The lines to print start at the one containing "Emit a Python" and end at the one containing "p.outline_line_width = 2"; print them exactly, ends included, and only them.

**EXERCISE MATERIAL**
_ _ _ _ _

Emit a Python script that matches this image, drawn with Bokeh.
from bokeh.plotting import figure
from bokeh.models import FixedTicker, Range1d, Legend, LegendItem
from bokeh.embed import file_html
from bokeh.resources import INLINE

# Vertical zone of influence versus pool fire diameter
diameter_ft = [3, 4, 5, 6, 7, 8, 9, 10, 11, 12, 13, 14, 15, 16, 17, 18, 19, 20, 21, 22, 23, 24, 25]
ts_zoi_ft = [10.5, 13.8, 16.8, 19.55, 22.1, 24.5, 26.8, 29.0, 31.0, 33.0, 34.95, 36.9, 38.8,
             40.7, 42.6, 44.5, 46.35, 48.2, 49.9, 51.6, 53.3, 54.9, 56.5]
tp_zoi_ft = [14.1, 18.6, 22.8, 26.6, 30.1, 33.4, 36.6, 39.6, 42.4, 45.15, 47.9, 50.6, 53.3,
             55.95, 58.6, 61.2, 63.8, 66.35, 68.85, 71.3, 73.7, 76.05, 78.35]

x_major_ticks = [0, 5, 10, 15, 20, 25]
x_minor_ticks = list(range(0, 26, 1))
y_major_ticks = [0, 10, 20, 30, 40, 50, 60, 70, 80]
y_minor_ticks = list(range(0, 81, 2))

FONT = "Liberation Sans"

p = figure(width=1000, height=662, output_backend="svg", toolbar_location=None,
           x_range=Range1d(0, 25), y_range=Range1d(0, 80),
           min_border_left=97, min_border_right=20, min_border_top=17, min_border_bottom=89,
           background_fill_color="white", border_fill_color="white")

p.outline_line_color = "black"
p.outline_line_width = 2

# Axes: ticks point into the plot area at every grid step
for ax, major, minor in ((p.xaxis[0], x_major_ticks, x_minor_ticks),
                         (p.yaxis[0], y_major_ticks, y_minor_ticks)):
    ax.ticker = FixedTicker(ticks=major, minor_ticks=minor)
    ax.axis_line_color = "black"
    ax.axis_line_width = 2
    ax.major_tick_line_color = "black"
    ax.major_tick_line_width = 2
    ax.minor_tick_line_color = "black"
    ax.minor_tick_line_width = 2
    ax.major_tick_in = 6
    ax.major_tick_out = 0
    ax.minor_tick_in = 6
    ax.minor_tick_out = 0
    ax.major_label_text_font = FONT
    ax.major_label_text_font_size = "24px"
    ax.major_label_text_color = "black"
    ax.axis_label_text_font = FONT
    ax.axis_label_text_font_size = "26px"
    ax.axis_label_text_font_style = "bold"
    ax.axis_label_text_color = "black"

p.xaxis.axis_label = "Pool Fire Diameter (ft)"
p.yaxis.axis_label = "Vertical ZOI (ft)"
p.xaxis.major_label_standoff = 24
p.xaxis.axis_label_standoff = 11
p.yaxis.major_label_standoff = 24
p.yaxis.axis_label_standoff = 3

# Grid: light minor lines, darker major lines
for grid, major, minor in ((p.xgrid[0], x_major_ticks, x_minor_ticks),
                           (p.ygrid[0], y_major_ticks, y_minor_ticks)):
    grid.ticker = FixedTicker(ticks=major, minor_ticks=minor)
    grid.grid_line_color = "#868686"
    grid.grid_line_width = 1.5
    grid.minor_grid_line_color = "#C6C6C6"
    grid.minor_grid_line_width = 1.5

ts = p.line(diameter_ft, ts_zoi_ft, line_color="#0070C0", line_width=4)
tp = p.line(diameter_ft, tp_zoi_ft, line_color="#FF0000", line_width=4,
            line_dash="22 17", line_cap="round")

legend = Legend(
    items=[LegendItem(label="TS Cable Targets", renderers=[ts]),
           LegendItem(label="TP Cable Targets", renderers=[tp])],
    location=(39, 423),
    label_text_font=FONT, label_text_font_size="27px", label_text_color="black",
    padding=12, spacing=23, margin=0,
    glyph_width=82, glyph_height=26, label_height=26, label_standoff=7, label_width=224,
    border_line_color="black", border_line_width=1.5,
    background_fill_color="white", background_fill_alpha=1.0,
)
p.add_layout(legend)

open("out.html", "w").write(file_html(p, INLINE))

_ _ _ _ _

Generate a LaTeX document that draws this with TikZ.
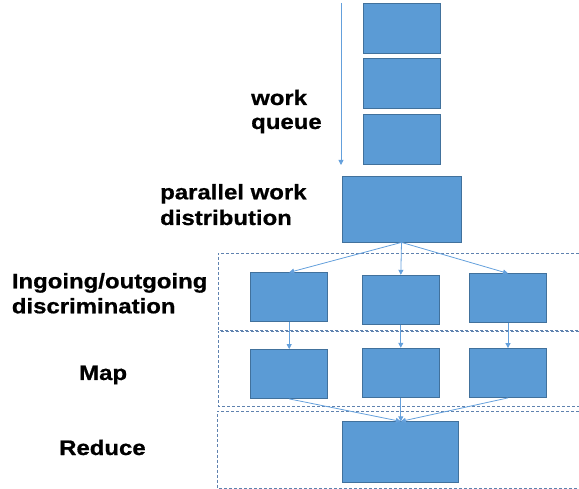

_ _ _ _ _

**TASK RESPONSE**
Emit a Python script that matches this image, drawn with Bokeh.
from bokeh.plotting import figure
from bokeh.models import FixedTicker, Range1d, Legend, LegendItem
from bokeh.embed import file_html
from bokeh.resources import INLINE

# Vertical zone of influence versus pool fire diameter
diameter_ft = [3, 4, 5, 6, 7, 8, 9, 10, 11, 12, 13, 14, 15, 16, 17, 18, 19, 20, 21, 22, 23, 24, 25]
ts_zoi_ft = [10.5, 13.8, 16.8, 19.55, 22.1, 24.5, 26.8, 29.0, 31.0, 33.0, 34.95, 36.9, 38.8,
             40.7, 42.6, 44.5, 46.35, 48.2, 49.9, 51.6, 53.3, 54.9, 56.5]
tp_zoi_ft = [14.1, 18.6, 22.8, 26.6, 30.1, 33.4, 36.6, 39.6, 42.4, 45.15, 47.9, 50.6, 53.3,
             55.95, 58.6, 61.2, 63.8, 66.35, 68.85, 71.3, 73.7, 76.05, 78.35]

x_major_ticks = [0, 5, 10, 15, 20, 25]
x_minor_ticks = list(range(0, 26, 1))
y_major_ticks = [0, 10, 20, 30, 40, 50, 60, 70, 80]
y_minor_ticks = list(range(0, 81, 2))

FONT = "Liberation Sans"

p = figure(width=1000, height=662, output_backend="svg", toolbar_location=None,
           x_range=Range1d(0, 25), y_range=Range1d(0, 80),
           min_border_left=97, min_border_right=20, min_border_top=17, min_border_bottom=89,
           background_fill_color="white", border_fill_color="white")

p.outline_line_color = "black"
p.outline_line_width = 2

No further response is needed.